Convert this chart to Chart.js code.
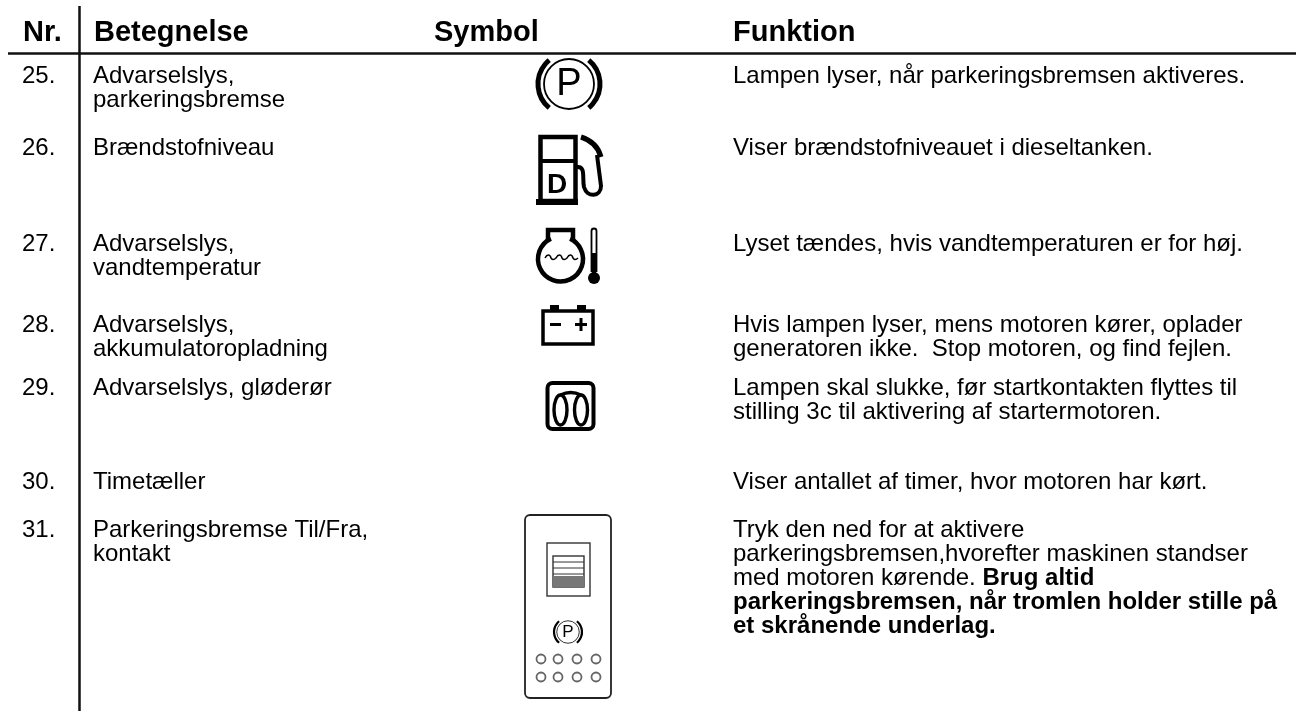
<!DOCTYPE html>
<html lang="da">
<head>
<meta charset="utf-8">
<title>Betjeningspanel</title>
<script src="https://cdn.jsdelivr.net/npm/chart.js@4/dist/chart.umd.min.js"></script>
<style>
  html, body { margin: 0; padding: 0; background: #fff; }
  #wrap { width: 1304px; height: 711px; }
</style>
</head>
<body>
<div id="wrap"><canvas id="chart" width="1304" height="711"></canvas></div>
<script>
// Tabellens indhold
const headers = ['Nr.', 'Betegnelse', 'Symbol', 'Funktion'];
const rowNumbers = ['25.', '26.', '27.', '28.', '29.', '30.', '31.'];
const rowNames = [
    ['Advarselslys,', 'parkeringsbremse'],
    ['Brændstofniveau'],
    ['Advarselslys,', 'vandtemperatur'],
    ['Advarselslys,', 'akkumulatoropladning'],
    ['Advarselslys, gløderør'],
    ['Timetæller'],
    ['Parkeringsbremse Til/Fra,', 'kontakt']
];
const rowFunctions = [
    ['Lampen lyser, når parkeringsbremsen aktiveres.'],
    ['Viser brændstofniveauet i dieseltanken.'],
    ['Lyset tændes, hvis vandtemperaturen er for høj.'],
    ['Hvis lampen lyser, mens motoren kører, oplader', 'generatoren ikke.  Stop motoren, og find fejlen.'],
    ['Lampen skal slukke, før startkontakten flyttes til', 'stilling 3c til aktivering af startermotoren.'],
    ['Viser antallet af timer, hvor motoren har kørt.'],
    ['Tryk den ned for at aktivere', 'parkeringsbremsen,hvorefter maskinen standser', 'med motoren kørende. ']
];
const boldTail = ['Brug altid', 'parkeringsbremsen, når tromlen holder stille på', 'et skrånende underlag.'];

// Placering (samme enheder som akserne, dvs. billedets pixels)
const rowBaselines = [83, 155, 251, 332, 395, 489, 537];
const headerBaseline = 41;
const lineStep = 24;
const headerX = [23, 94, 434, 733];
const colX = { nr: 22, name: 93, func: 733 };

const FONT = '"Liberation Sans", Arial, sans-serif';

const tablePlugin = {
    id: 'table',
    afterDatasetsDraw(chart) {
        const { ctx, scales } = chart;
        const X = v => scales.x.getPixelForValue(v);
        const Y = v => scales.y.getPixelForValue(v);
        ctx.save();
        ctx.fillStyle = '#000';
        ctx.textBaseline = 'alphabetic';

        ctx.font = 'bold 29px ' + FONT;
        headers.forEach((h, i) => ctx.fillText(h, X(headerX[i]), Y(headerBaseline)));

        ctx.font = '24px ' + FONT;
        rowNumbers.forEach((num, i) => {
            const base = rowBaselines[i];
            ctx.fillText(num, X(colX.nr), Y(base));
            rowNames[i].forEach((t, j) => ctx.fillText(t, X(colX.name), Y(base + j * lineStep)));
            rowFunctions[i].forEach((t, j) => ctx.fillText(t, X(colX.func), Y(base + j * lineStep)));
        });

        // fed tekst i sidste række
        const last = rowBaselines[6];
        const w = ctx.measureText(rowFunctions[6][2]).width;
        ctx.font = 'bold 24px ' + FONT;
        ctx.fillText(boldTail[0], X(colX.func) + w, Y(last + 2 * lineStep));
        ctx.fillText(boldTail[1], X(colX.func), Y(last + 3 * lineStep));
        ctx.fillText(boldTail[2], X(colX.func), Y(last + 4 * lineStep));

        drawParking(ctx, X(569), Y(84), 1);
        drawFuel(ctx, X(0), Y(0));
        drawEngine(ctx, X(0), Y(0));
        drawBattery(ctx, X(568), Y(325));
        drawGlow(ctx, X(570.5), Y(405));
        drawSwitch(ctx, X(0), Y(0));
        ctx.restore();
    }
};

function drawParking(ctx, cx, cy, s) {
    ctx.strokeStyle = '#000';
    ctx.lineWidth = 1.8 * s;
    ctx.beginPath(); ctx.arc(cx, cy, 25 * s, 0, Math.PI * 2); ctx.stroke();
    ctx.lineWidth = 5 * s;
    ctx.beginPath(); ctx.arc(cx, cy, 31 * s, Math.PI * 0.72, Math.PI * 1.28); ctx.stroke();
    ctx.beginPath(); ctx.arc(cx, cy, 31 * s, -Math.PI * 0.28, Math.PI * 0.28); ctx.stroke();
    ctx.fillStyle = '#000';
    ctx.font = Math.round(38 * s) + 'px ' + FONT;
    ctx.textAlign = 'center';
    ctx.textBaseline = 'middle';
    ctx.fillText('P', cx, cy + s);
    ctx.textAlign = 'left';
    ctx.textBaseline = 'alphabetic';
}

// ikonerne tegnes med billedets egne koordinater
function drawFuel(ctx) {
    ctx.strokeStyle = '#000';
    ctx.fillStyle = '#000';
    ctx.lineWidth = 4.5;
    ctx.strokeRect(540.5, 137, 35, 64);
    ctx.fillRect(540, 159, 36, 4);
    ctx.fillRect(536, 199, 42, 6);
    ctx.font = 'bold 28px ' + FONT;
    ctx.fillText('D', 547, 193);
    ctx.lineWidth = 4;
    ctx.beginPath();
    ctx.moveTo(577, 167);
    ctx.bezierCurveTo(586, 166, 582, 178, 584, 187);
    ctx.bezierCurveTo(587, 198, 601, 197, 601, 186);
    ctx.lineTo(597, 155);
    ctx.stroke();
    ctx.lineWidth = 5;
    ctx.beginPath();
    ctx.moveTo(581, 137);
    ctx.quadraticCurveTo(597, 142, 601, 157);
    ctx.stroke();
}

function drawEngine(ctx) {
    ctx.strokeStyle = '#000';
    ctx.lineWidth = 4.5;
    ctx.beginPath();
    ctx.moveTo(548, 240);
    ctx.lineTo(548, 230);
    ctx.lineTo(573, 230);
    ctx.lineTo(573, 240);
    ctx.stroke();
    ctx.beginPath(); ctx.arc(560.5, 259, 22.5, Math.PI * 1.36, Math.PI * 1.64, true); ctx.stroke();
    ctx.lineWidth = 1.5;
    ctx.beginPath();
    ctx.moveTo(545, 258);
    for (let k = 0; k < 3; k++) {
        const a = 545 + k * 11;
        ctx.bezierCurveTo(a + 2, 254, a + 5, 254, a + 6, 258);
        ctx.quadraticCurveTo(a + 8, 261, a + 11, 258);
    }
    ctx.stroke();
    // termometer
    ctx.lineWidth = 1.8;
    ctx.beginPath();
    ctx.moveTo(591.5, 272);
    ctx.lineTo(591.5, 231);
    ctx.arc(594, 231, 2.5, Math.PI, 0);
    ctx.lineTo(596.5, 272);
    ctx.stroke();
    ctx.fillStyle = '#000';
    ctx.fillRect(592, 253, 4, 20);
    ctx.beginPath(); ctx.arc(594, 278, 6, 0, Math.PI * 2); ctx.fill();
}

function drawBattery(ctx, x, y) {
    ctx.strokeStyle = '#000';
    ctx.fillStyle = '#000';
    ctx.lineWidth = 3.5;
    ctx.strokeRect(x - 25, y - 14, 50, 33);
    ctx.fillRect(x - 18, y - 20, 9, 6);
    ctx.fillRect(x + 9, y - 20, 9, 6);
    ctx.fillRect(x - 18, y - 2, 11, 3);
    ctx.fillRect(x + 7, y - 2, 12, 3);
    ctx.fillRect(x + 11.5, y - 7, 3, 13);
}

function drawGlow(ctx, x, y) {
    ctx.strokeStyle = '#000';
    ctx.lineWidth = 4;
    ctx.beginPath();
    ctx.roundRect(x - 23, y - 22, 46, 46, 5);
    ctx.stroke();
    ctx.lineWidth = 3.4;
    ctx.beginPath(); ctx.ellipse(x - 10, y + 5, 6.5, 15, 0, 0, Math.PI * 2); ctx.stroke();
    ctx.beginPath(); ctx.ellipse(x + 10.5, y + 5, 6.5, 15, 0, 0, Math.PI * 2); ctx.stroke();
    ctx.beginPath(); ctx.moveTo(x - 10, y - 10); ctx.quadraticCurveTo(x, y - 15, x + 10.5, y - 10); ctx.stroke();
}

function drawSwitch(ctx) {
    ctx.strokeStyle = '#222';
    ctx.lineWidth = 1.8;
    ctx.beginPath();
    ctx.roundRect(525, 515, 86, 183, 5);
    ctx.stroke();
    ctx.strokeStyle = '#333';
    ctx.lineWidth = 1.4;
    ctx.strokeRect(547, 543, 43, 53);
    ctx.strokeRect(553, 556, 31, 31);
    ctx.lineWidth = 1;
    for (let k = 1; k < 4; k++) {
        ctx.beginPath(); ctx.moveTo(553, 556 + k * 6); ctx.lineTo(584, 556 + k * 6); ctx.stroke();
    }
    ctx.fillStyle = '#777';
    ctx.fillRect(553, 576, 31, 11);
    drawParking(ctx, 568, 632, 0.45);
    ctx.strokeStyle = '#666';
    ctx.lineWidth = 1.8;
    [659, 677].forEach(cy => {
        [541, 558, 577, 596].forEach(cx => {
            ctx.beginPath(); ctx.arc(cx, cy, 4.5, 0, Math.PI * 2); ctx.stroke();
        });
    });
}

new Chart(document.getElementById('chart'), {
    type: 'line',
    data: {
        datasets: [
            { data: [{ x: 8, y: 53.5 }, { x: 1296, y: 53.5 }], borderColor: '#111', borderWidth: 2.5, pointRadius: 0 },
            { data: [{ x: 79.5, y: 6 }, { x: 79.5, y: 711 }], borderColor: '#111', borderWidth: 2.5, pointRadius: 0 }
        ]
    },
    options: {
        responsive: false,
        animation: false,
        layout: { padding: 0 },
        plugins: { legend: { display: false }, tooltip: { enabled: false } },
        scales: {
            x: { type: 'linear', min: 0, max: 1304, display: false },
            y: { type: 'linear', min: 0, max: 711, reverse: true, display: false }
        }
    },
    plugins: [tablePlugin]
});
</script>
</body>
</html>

************

* [Task to carry out]
Write out nothing but the lines from the start of the data through the line with "const boldTail = ['Brug". Leave out the pictures.

* [Response]
Convert this chart to Chart.js code.
<!DOCTYPE html>
<html lang="da">
<head>
<meta charset="utf-8">
<title>Betjeningspanel</title>
<script src="https://cdn.jsdelivr.net/npm/chart.js@4/dist/chart.umd.min.js"></script>
<style>
  html, body { margin: 0; padding: 0; background: #fff; }
  #wrap { width: 1304px; height: 711px; }
</style>
</head>
<body>
<div id="wrap"><canvas id="chart" width="1304" height="711"></canvas></div>
<script>
// Tabellens indhold
const headers = ['Nr.', 'Betegnelse', 'Symbol', 'Funktion'];
const rowNumbers = ['25.', '26.', '27.', '28.', '29.', '30.', '31.'];
const rowNames = [
    ['Advarselslys,', 'parkeringsbremse'],
    ['Brændstofniveau'],
    ['Advarselslys,', 'vandtemperatur'],
    ['Advarselslys,', 'akkumulatoropladning'],
    ['Advarselslys, gløderør'],
    ['Timetæller'],
    ['Parkeringsbremse Til/Fra,', 'kontakt']
];
const rowFunctions = [
    ['Lampen lyser, når parkeringsbremsen aktiveres.'],
    ['Viser brændstofniveauet i dieseltanken.'],
    ['Lyset tændes, hvis vandtemperaturen er for høj.'],
    ['Hvis lampen lyser, mens motoren kører, oplader', 'generatoren ikke.  Stop motoren, og find fejlen.'],
    ['Lampen skal slukke, før startkontakten flyttes til', 'stilling 3c til aktivering af startermotoren.'],
    ['Viser antallet af timer, hvor motoren har kørt.'],
    ['Tryk den ned for at aktivere', 'parkeringsbremsen,hvorefter maskinen standser', 'med motoren kørende. ']
];
const boldTail = ['Brug altid', 'parkeringsbremsen, når tromlen holder stille på', 'et skrånende underlag.'];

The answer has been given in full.